Labor leader Amir Peretz set to become Israel’s economy minister following a party vote in favor of joining the coalition • Peretz: “Strategic cooperation” with Blue and White leader Benny Gantz “will return Labor to its place as a leading and influential political movement.”

Labor-Gesher Party chairman Amir Peretz speaks during a vote on a bill to dissolve the Knesset in Jerusalem on Dec. 11, 2019. Photo by Olivier Fitoussi/Flash90.
Labor-Gesher Party chairman Amir Peretz speaks during a vote on a bill to dissolve the Knesset in Jerusalem on Dec. 11, 2019. Photo by Olivier Fitoussi/Flash90.

Israel’s left-wing Labor Party, headed by Amir Peretz, on Sunday agreed to join the Netanyahu-Gantz unity government following a majority vote in favor by its central committee.

Though veering from campaign promises against joining a government led by a prime minister facing criminal indictment, Peretz agreed to endorse the coalition agreement with Likud and Blue and White after his party voted 64.2 percent in favor of joining the government.

“Tonight, we won sweeping backing from party members to ... change the government’s agenda and economic policy to a democratic socialist one,” said Peretz in a statement, according to The Times of Israel.

According to the report, in a phone conversation between Peretz and Gantz late on Sunday, Gantz thanked Peretz for joining the coalition amid “one of the worst health, economic and social crises that Israel has known.”

“We are not joining a right-wing government,” Peretz announced after the vote. “We are joining an egalitarian unity government with a rotating premiership. Our strategic cooperation with Benny Gantz will return Labor to its place as a leading and influential political movement.”

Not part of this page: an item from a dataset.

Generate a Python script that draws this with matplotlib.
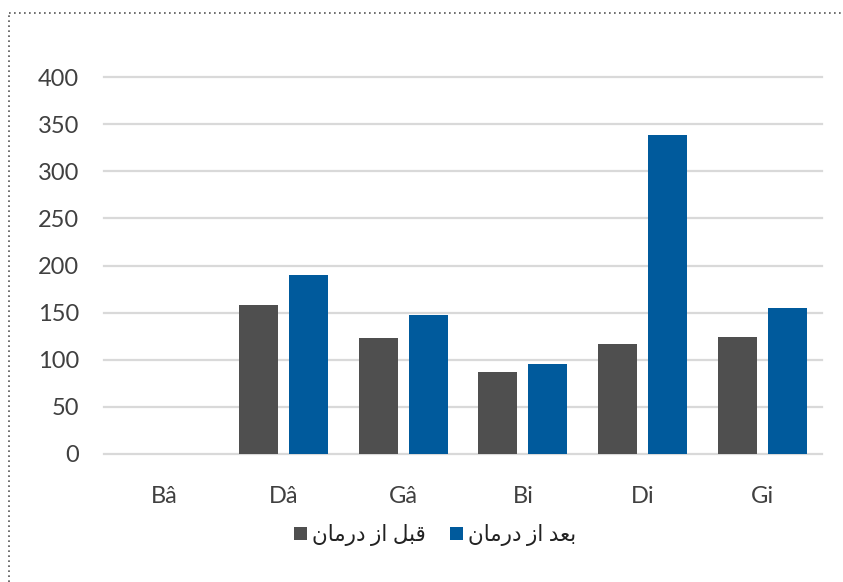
import matplotlib
matplotlib.use("Agg")
import matplotlib.pyplot as plt
import numpy as np
from matplotlib.lines import Line2D
from matplotlib.patches import Patch

# ── Data ──────────────────────────────────────────────────────────────────────
categories = ["Bâ", "Dâ", "Gâ", "Bi", "Di", "Gi"]
before = [0, 158, 123, 87, 116.5, 124]
after = [0, 190, 147, 95, 338, 155]
yticks = [0, 50, 100, 150, 200, 250, 300, 350, 400]

# Arabic labels pre-shaped (presentation forms, visual order) since
# matplotlib does no bidi / shaping on its own.
label_before = "\uFEE5\uFE8E\uFEE3\uFEAD\uFEA9 \uFEAF\uFE8D \uFEDE\uFE92\uFED7"  # قبل از درمان
label_after = "\uFEE5\uFE8E\uFEE3\uFEAD\uFEA9 \uFEAF\uFE8D \uFEAA\uFECC\uFE91"   # بعد از درمان

GREY = "#4F4F4F"
BLUE = "#005A9C"
GRID = "#D9D9D9"
TEXT = "#404040"

plt.rcParams["font.family"] = ["Lato", "DejaVu Sans"]

fig = plt.figure(figsize=(8.43, 5.82), dpi=100)
ax = fig.add_axes([104 / 843, 1 - 454 / 582, (822 - 104) / 843, (454 - 77) / 582])

x = np.arange(len(categories))
w = 0.326
off = 0.209
ax.bar(x - off, before, width=w, color=GREY, zorder=3)
ax.bar(x + off, after, width=w, color=BLUE, zorder=3)

ax.set_xlim(-0.5, len(categories) - 0.5)
ax.set_ylim(0, 400)
ax.set_yticks(yticks)
ax.set_xticks(x)
ax.set_xticklabels(categories)
ax.tick_params(axis="y", length=0, pad=18, labelsize=17, labelcolor=TEXT)
ax.tick_params(axis="x", length=0, pad=23, labelsize=17, labelcolor=TEXT)

ax.yaxis.grid(True, color=GRID, linewidth=1.6, zorder=0)
for gl in ax.get_ygridlines():
    gl.set_clip_on(False)
ax.set_axisbelow(True)
for s in ax.spines.values():
    s.set_visible(False)

handles = [Patch(facecolor=GREY), Patch(facecolor=BLUE)]
fig.legend(
    handles, [label_before, label_after],
    loc="center", bbox_to_anchor=(435 / 843, 1 - 535 / 582),
    ncol=2, frameon=False, fontsize=15.5,
    handlelength=0.6, handleheight=0.6, handletextpad=0.25,
    columnspacing=1.1, labelcolor="#222222",
)

# dotted chart-area border (top and left edges visible)
fig.add_artist(Line2D([9 / 843, 1.0], [1 - 13 / 582, 1 - 13 / 582],
                      transform=fig.transFigure, color="#555555",
                      linestyle=(0, (1, 2)), linewidth=1.2))
fig.add_artist(Line2D([9 / 843, 9 / 843], [0.0, 1 - 13 / 582],
                      transform=fig.transFigure, color="#555555",
                      linestyle=(0, (1, 2)), linewidth=1.2))

fig.savefig("out.png", dpi=100)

Under the agreement, according to Israeli media reports, Labor agreed to vote on controversial issues and avoid dissolving the coalition alliance or Knesset.

Peretz is set to become Israel’s economy minister, with Labor colleague Knesset member Itzik Shmuli receiving the labor and social services portfolio.

Labor MK Merav Michaeli criticized the two Labor MKs, accusing them of “political theft, stealing the votes of the Israelis who elected them,” and said that she will make a decision on the issue after the Supreme Court rules on the coalition agreement, according to The Times of Israel.